FPGA implementation and evaluation of a simple processor for multi-scalar/vector/matrix instructions

Abstract

On FPGA, this paper presents the implementation of a simple processor architecture for accelerating data-parallel applications. Our proposed processor called SuperSMP, which can execute multi-scalar, vector, and matrix instructions on parallel execution datapaths. 4×32-bit instructions are fetched from instruction cache. The fetched instructions are decoded and their dependencies are checked. Up to four independent scalar instructions can be issued in-order to the parallel execution units. However, vector/matrix instructions iterate the issuing of four vector/matrix operations without checking. On four parallel execution units, SuperSMP can perform addition, subtraction, multiplication, division, and shifting on scalar/vector/matrix data. 4×32-bit contiguous vector/matrix elements can be loaded/stored per clock cycle from/to L2 cache to/from matrix register file. Finally, up to 4×32-bit results or loaded data can be written into scalar/matrix register files.
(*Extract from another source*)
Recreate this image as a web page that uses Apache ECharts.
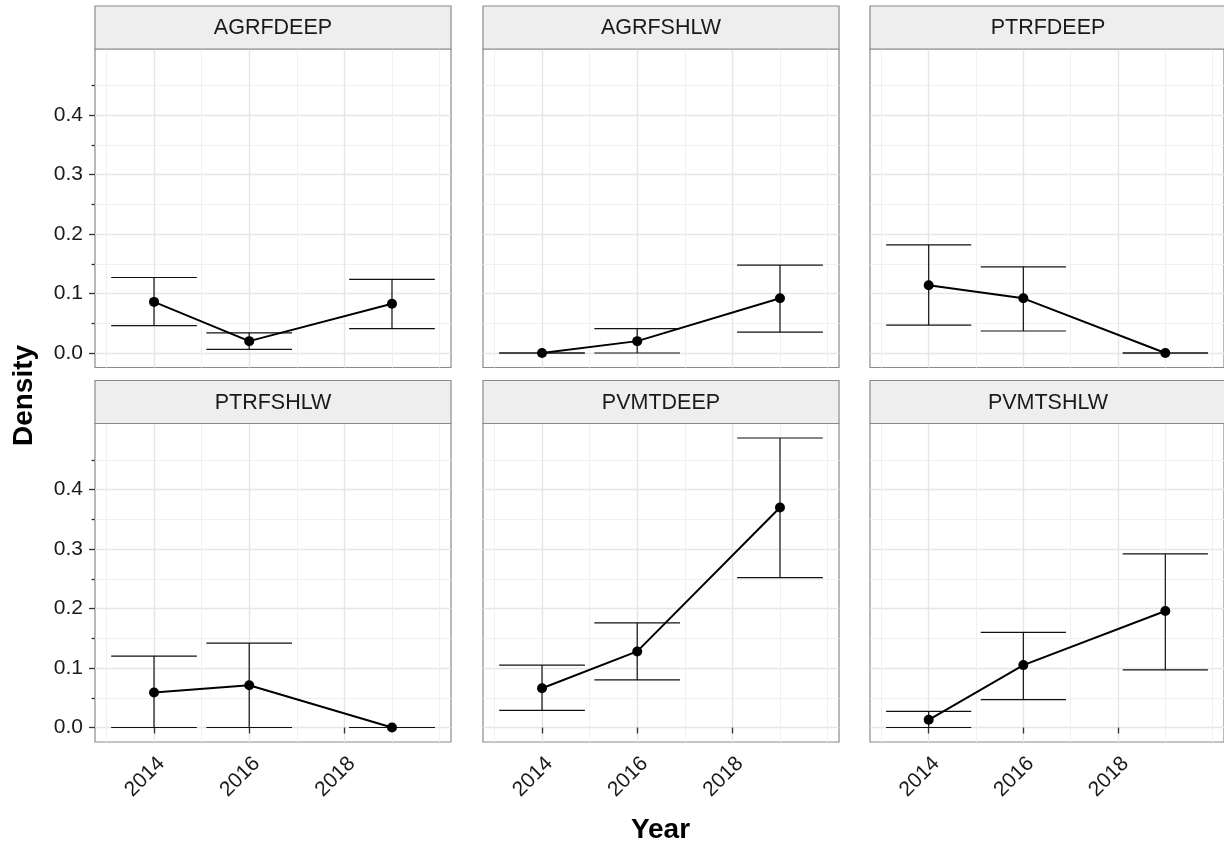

The FPGA implementation of our proposed SuperSMP requires 14,032 slices on Xilinx Virtex-5, XC5VLX110-3FF1153. The number of LUT flip-flop pairs is 49,398, where 17,166, 10,267, and 21,965, are the numbers of unused flip-flop, unused LUT, and fully used LUT flip-flop pairs, respectively. The complexity of SuperSMP is about 3.5 times of the baseline scalar processor. However, the performance of SuperSMP ranges from 4.3 to 18.2 times higher than the baseline scalar processor.